> **Exercise**: Produce an exact copy of all the data below, dropping every image.

** start Dataset content **

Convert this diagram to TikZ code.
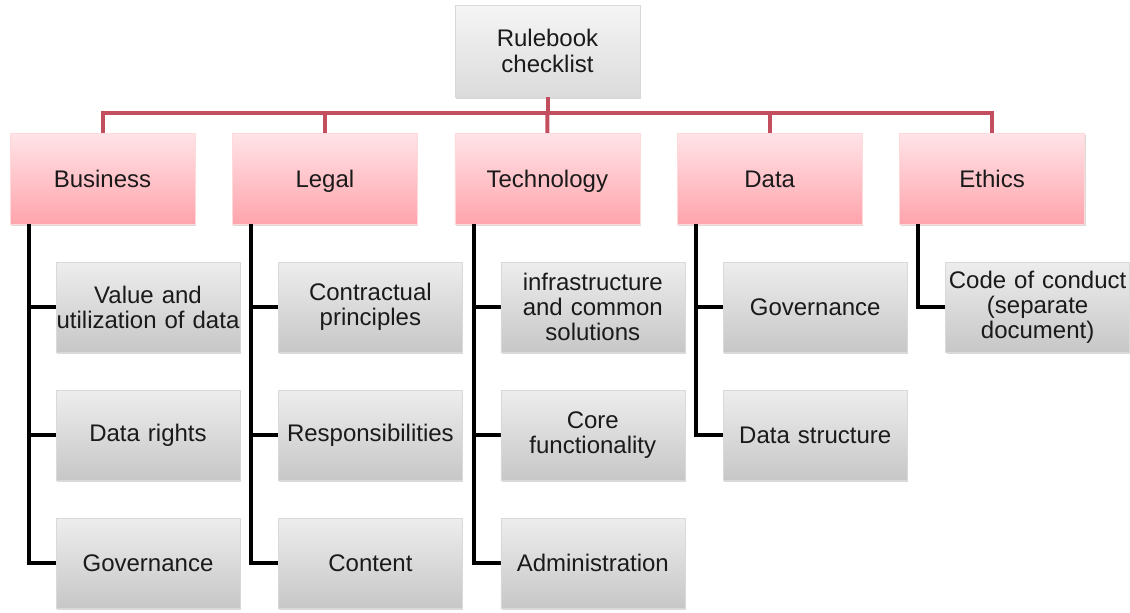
\documentclass[tikz,border=0pt]{standalone}
\usepackage{fontspec}
\setmainfont{Liberation Sans}
\usepackage{tikz}
\usetikzlibrary{shadows}
\definecolor{barred}{HTML}{C24E5E}
\definecolor{textgray}{HTML}{1A1A1A}
\tikzstyle{boxshadow} = [drop shadow={opacity=0.3, shadow xshift=1pt, shadow yshift=-2pt}]
\tikzstyle{top} = [boxshadow, draw=black!15, top color=white!96!black, bottom color=white!86!black,
    minimum width=185pt, minimum height=92pt, text width=180pt, align=center, inner sep=0pt,
    font=\fontsize{24}{26}\selectfont, text=textgray]
\tikzstyle{area} = [boxshadow, draw=red!15, top color={rgb,255:red,255;green,228;blue,232}, bottom color={rgb,255:red,255;green,164;blue,172},
    minimum width=185pt, minimum height=91pt, text width=180pt, align=center, inner sep=0pt,
    text height=19pt, text depth=2pt,
    font=\fontsize{24}{26}\selectfont, text=textgray]
\tikzstyle{item} = [boxshadow, draw=black!15, top color=white!93!black, bottom color=white!78!black,
    minimum width=184pt, minimum height=90pt, text width=183pt, align=center, inner sep=0pt,
    font=\fontsize{24}{25}\selectfont, text=textgray]
\tikzstyle{redline} = [draw=barred, line width=4pt]
\tikzstyle{blackline} = [draw=black, line width=4pt]

\begin{document}
\begin{tikzpicture}[x=1pt, y=-1pt]
\useasboundingbox (0,0) rectangle (1130,613);

% connectors first, boxes drawn on top
\coordinate (bar) at (547.5,113);

\node[top] (root) at (547.5,51) {Rulebook\\checklist};

\node[area] (bus) at (102.5,178.5) {Business};
\node[area] (leg) at (324.9,178.5) {Legal};
\node[area] (tec) at (547.3,178.5) {Technology};
\node[area] (dat) at (769.7,178.5) {Data};
\node[area] (eth) at (992.1,178.5) {Ethics};

\draw[redline] (root.south) -- (bar);
\draw[redline] (bus.north) |- (bar);
\draw[redline] (leg.north) |- (bar);
\draw[redline] (tec.north) -- (bar);
\draw[redline] (dat.north) |- (bar);
\draw[redline] (eth.north) |- (bar);

\coordinate (bus-t) at ([xshift=19pt]bus.south west);
\coordinate (leg-t) at ([xshift=19pt]leg.south west);
\coordinate (tec-t) at ([xshift=19pt]tec.south west);
\coordinate (dat-t) at ([xshift=19pt]dat.south west);
\coordinate (eth-t) at ([xshift=19pt]eth.south west);

% Business
\draw[blackline] (bus-t) |- (148,563);
\draw[blackline] (bus-t |- 0,307) -- (148,307);
\draw[blackline] (bus-t |- 0,435) -- (148,435);
\node[item] (bus1) at (148,307) {Value and\\utilization of data};
\node[item] (bus2) at (148,435) {Data rights};
\node[item] (bus3) at (148,563) {Governance};

% Legal
\draw[blackline] (leg-t) |- (370.4,563);
\draw[blackline] (leg-t |- 0,307) -- (370.4,307);
\draw[blackline] (leg-t |- 0,435) -- (370.4,435);
\node[item] (leg1) at (370.4,307) {Contractual\\principles};
\node[item] (leg2) at (370.4,435) {Responsibilities};
\node[item] (leg3) at (370.4,563) {Content};

% Technology
\draw[blackline] (tec-t) |- (592.8,563);
\draw[blackline] (tec-t |- 0,307) -- (592.8,307);
\draw[blackline] (tec-t |- 0,435) -- (592.8,435);
\node[item] (tec1) at (592.8,307) {infrastructure\\and common\\solutions};
\node[item] (tec2) at (592.8,435) {Core\\functionality};
\node[item] (tec3) at (592.8,563) {Administration};

% Data
\draw[blackline] (dat-t) |- (815.2,435);
\draw[blackline] (dat-t |- 0,307) -- (815.2,307);
\node[item] (dat1) at (815.2,307) {Governance};
\node[item] (dat2) at (815.2,435) {Data structure};

% Ethics
\draw[blackline] (eth-t) |- (1037.6,307);
\node[item] (eth1) at (1037.6,307) {Code of conduct\\(separate\\document)};
\end{tikzpicture}
\end{document}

** end Dataset content **

> **Written response**:
Convert this diagram to TikZ code.
\documentclass[tikz,border=0pt]{standalone}
\usepackage{fontspec}
\setmainfont{Liberation Sans}
\usepackage{tikz}
\usetikzlibrary{shadows}
\definecolor{barred}{HTML}{C24E5E}
\definecolor{textgray}{HTML}{1A1A1A}
\tikzstyle{boxshadow} = [drop shadow={opacity=0.3, shadow xshift=1pt, shadow yshift=-2pt}]
\tikzstyle{top} = [boxshadow, draw=black!15, top color=white!96!black, bottom color=white!86!black,
    minimum width=185pt, minimum height=92pt, text width=180pt, align=center, inner sep=0pt,
    font=\fontsize{24}{26}\selectfont, text=textgray]
\tikzstyle{area} = [boxshadow, draw=red!15, top color={rgb,255:red,255;green,228;blue,232}, bottom color={rgb,255:red,255;green,164;blue,172},
    minimum width=185pt, minimum height=91pt, text width=180pt, align=center, inner sep=0pt,
    text height=19pt, text depth=2pt,
    font=\fontsize{24}{26}\selectfont, text=textgray]
\tikzstyle{item} = [boxshadow, draw=black!15, top color=white!93!black, bottom color=white!78!black,
    minimum width=184pt, minimum height=90pt, text width=183pt, align=center, inner sep=0pt,
    font=\fontsize{24}{25}\selectfont, text=textgray]
\tikzstyle{redline} = [draw=barred, line width=4pt]
\tikzstyle{blackline} = [draw=black, line width=4pt]

\begin{document}
\begin{tikzpicture}[x=1pt, y=-1pt]
\useasboundingbox (0,0) rectangle (1130,613);

% connectors first, boxes drawn on top
\coordinate (bar) at (547.5,113);

\node[top] (root) at (547.5,51) {Rulebook\\checklist};

\node[area] (bus) at (102.5,178.5) {Business};
\node[area] (leg) at (324.9,178.5) {Legal};
\node[area] (tec) at (547.3,178.5) {Technology};
\node[area] (dat) at (769.7,178.5) {Data};
\node[area] (eth) at (992.1,178.5) {Ethics};

\draw[redline] (root.south) -- (bar);
\draw[redline] (bus.north) |- (bar);
\draw[redline] (leg.north) |- (bar);
\draw[redline] (tec.north) -- (bar);
\draw[redline] (dat.north) |- (bar);
\draw[redline] (eth.north) |- (bar);

\coordinate (bus-t) at ([xshift=19pt]bus.south west);
\coordinate (leg-t) at ([xshift=19pt]leg.south west);
\coordinate (tec-t) at ([xshift=19pt]tec.south west);
\coordinate (dat-t) at ([xshift=19pt]dat.south west);
\coordinate (eth-t) at ([xshift=19pt]eth.south west);

% Business
\draw[blackline] (bus-t) |- (148,563);
\draw[blackline] (bus-t |- 0,307) -- (148,307);
\draw[blackline] (bus-t |- 0,435) -- (148,435);
\node[item] (bus1) at (148,307) {Value and\\utilization of data};
\node[item] (bus2) at (148,435) {Data rights};
\node[item] (bus3) at (148,563) {Governance};

% Legal
\draw[blackline] (leg-t) |- (370.4,563);
\draw[blackline] (leg-t |- 0,307) -- (370.4,307);
\draw[blackline] (leg-t |- 0,435) -- (370.4,435);
\node[item] (leg1) at (370.4,307) {Contractual\\principles};
\node[item] (leg2) at (370.4,435) {Responsibilities};
\node[item] (leg3) at (370.4,563) {Content};

% Technology
\draw[blackline] (tec-t) |- (592.8,563);
\draw[blackline] (tec-t |- 0,307) -- (592.8,307);
\draw[blackline] (tec-t |- 0,435) -- (592.8,435);
\node[item] (tec1) at (592.8,307) {infrastructure\\and common\\solutions};
\node[item] (tec2) at (592.8,435) {Core\\functionality};
\node[item] (tec3) at (592.8,563) {Administration};

% Data
\draw[blackline] (dat-t) |- (815.2,435);
\draw[blackline] (dat-t |- 0,307) -- (815.2,307);
\node[item] (dat1) at (815.2,307) {Governance};
\node[item] (dat2) at (815.2,435) {Data structure};

% Ethics
\draw[blackline] (eth-t) |- (1037.6,307);
\node[item] (eth1) at (1037.6,307) {Code of conduct\\(separate\\document)};
\end{tikzpicture}
\end{document}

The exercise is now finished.